>> Start Dataset content

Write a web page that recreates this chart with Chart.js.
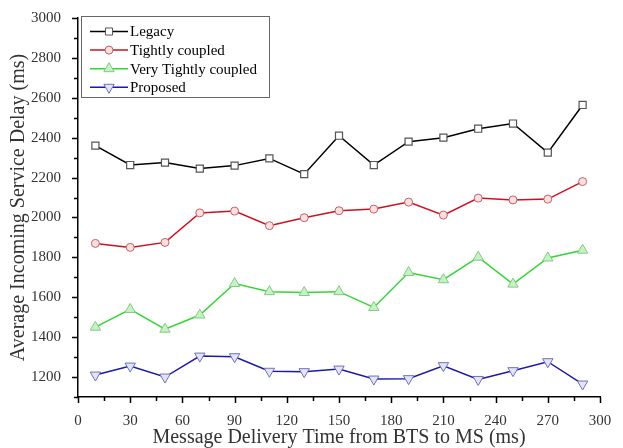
<!DOCTYPE html>
<html>
<head>
  <title>Average Incoming Service Delay</title>
  <script src="https://cdn.jsdelivr.net/npm/chart.js"></script>
  <style>
    body {
      margin: 0;
      background-color: #fff;
    }
    #wrap {
      width: 623px;
      height: 448px;
    }
  </style>
</head>
<body>
  <div id="wrap">
    <canvas id="chart" width="623" height="448"></canvas>
  </div>
  <script>
// message delivery time (ms)
const xValues = [10, 30, 50, 70, 90, 110, 130, 150, 170, 190, 210, 230, 250, 270, 290];

const legacy = [2360, 2263, 2275, 2245, 2260, 2296, 2217, 2410, 2263, 2380, 2400, 2445, 2471, 2325, 2564];
const tightlyCoupled = [1870, 1850, 1875, 2023, 2032, 1959, 1999, 2034, 2042, 2077, 2012, 2097, 2088, 2092, 2180];
const veryTightlyCoupled = [1450, 1539, 1440, 1511, 1669, 1628, 1624, 1628, 1549, 1724, 1688, 1801, 1666, 1797, 1836];
const proposed = [1210, 1255, 1200, 1305, 1302, 1229, 1227, 1240, 1190, 1192, 1257, 1188, 1232, 1277, 1165];

const seriesNames = ['Legacy', 'Tightly coupled', 'Very Tightly coupled', 'Proposed'];

const xTicks = [0, 30, 60, 90, 120, 150, 180, 210, 240, 270, 300];
const yTicks = [1200, 1400, 1600, 1800, 2000, 2200, 2400, 2600, 2800, 3000];

const FONT = '"Liberation Serif", "Times New Roman", serif';

function points(ys) {
  return xValues.map((x, i) => ({ x: x, y: ys[i] }));
}

// outward ticks, long at labels, short in between
const tickPlugin = {
  id: 'ticks',
  afterDraw(chart) {
    const ctx = chart.ctx;
    const xs = chart.scales.x;
    const ys = chart.scales.y;
    ctx.save();
    ctx.strokeStyle = '#000';
    ctx.lineWidth = 1.5;
    ctx.beginPath();
    for (let v = 0; v <= 300; v += 15) {
      const px = Math.round(xs.getPixelForValue(v)) + 0.5;
      const len = v % 30 === 0 ? 6 : 4;
      ctx.moveTo(px, xs.top);
      ctx.lineTo(px, xs.top + len);
    }
    for (let v = 1100; v <= 3000; v += 100) {
      const py = Math.round(ys.getPixelForValue(v)) + 0.5;
      const len = v % 200 === 0 ? 6 : 4;
      ctx.moveTo(ys.right, py);
      ctx.lineTo(ys.right - len, py);
    }
    ctx.stroke();
    ctx.restore();
  }
};

function drawMarker(ctx, style, x, y, r, rot) {
  ctx.beginPath();
  if (style === 'rect') {
    const s = Math.SQRT1_2 * r;
    ctx.rect(x - s, y - s, 2 * s, 2 * s);
  } else if (style === 'circle') {
    ctx.arc(x, y, r, 0, Math.PI * 2);
  } else {
    const d = rot ? -1 : 1;
    ctx.moveTo(x, y - d * r);
    ctx.lineTo(x - r * 0.866, y + d * r * 0.5);
    ctx.lineTo(x + r * 0.866, y + d * r * 0.5);
    ctx.closePath();
  }
  ctx.fill();
  ctx.stroke();
}

// legend box inside the plot, top left
const legendPlugin = {
  id: 'boxLegend',
  afterDraw(chart) {
    const ctx = chart.ctx;
    const left = 81.5, top = 16.5, w = 188, h = 81;
    ctx.save();
    ctx.fillStyle = '#fff';
    ctx.fillRect(left, top, w, h);
    ctx.strokeStyle = '#666';
    ctx.lineWidth = 1;
    ctx.strokeRect(left, top, w, h);
    ctx.font = '15px ' + FONT;
    ctx.textBaseline = 'middle';
    chart.data.datasets.forEach((ds, i) => {
      const y = 31.5 + i * 18.6;
      ctx.strokeStyle = ds.borderColor;
      ctx.lineWidth = 1.5;
      ctx.beginPath();
      ctx.moveTo(90, y);
      ctx.lineTo(128, y);
      ctx.stroke();
      ctx.fillStyle = ds.pointBackgroundColor;
      ctx.strokeStyle = ds.pointBorderColor;
      ctx.lineWidth = 1;
      drawMarker(ctx, ds.pointStyle, 109, y, ds.pointRadius, ds.pointRotation);
      ctx.fillStyle = '#000';
      ctx.fillText(ds.label, 130, y + 1);
    });
    ctx.restore();
  }
};

new Chart(document.getElementById('chart').getContext('2d'), {
  type: 'line',
  data: {
    datasets: [
      {
        label: seriesNames[0],
        data: points(legacy),
        borderColor: '#000000',
        borderWidth: 1.5,
        pointStyle: 'rect',
        pointRadius: 5,
        pointBackgroundColor: '#ffffff',
        pointBorderColor: '#555555',
        pointBorderWidth: 1.2
      },
      {
        label: seriesNames[1],
        data: points(tightlyCoupled),
        borderColor: '#cc1020',
        borderWidth: 1.5,
        pointStyle: 'circle',
        pointRadius: 4,
        pointBackgroundColor: '#fbe0dc',
        pointBorderColor: '#c06070',
        pointBorderWidth: 1
      },
      {
        label: seriesNames[2],
        data: points(veryTightlyCoupled),
        borderColor: '#33d633',
        borderWidth: 1.5,
        pointStyle: 'triangle',
        pointRadius: 6,
        pointBackgroundColor: '#c8f0c8',
        pointBorderColor: '#80cc80',
        pointBorderWidth: 1
      },
      {
        label: seriesNames[3],
        data: points(proposed),
        borderColor: '#1a1aa8',
        borderWidth: 1.5,
        pointStyle: 'triangle',
        pointRotation: 180,
        pointRadius: 6,
        pointBackgroundColor: '#e4e4f8',
        pointBorderColor: '#7070b8',
        pointBorderWidth: 1
      }
    ]
  },
  options: {
    responsive: false,
    animation: false,
    layout: { padding: { left: 0, top: 15, right: 23, bottom: 0 } },
    plugins: {
      legend: { display: false },
      tooltip: { enabled: false }
    },
    scales: {
      x: {
        type: 'linear',
        min: 0,
        max: 300,
        afterBuildTicks: (scale) => { scale.ticks = xTicks.map(v => ({ value: v })); },
        afterFit: (scale) => { scale.height = 51; },
        grid: { display: false },
        border: { display: true, color: '#000', width: 1.5 },
        ticks: { color: '#333', padding: 7, maxRotation: 0, font: { family: FONT, size: 15 },
          callback: (v) => String(v) },
        title: {
          display: true,
          text: 'Message Delivery Time from BTS to MS (ms)',
          color: '#333',
          padding: { top: 0, bottom: 0 },
          font: { family: FONT, size: 20, lineHeight: 1.0 }
        }
      },
      y: {
        min: 1100,
        max: 3000,
        afterBuildTicks: (scale) => { scale.ticks = yTicks.map(v => ({ value: v })); },
        afterFit: (scale) => { scale.width = 78; },
        grid: { display: false },
        border: { display: true, color: '#000', width: 1.5 },
        ticks: { color: '#333', padding: 9, font: { family: FONT, size: 15 },
          callback: (v) => String(v) },
        title: {
          display: true,
          text: 'Average Incoming Service Delay (ms)',
          color: '#333',
          padding: { top: 9, bottom: 0 },
          font: { family: FONT, size: 20, lineHeight: 1.0 }
        }
      }
    }
  },
  plugins: [tickPlugin, legendPlugin]
});
  </script>
</body>
</html>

>> End Dataset content

■ **Task objective**: Reproduce the material above exactly, first line through the line that contains "250, 270, 290];", minus the pictures.

■ **Response to this exercise**:
Write a web page that recreates this chart with Chart.js.
<!DOCTYPE html>
<html>
<head>
  <title>Average Incoming Service Delay</title>
  <script src="https://cdn.jsdelivr.net/npm/chart.js"></script>
  <style>
    body {
      margin: 0;
      background-color: #fff;
    }
    #wrap {
      width: 623px;
      height: 448px;
    }
  </style>
</head>
<body>
  <div id="wrap">
    <canvas id="chart" width="623" height="448"></canvas>
  </div>
  <script>
// message delivery time (ms)
const xValues = [10, 30, 50, 70, 90, 110, 130, 150, 170, 190, 210, 230, 250, 270, 290];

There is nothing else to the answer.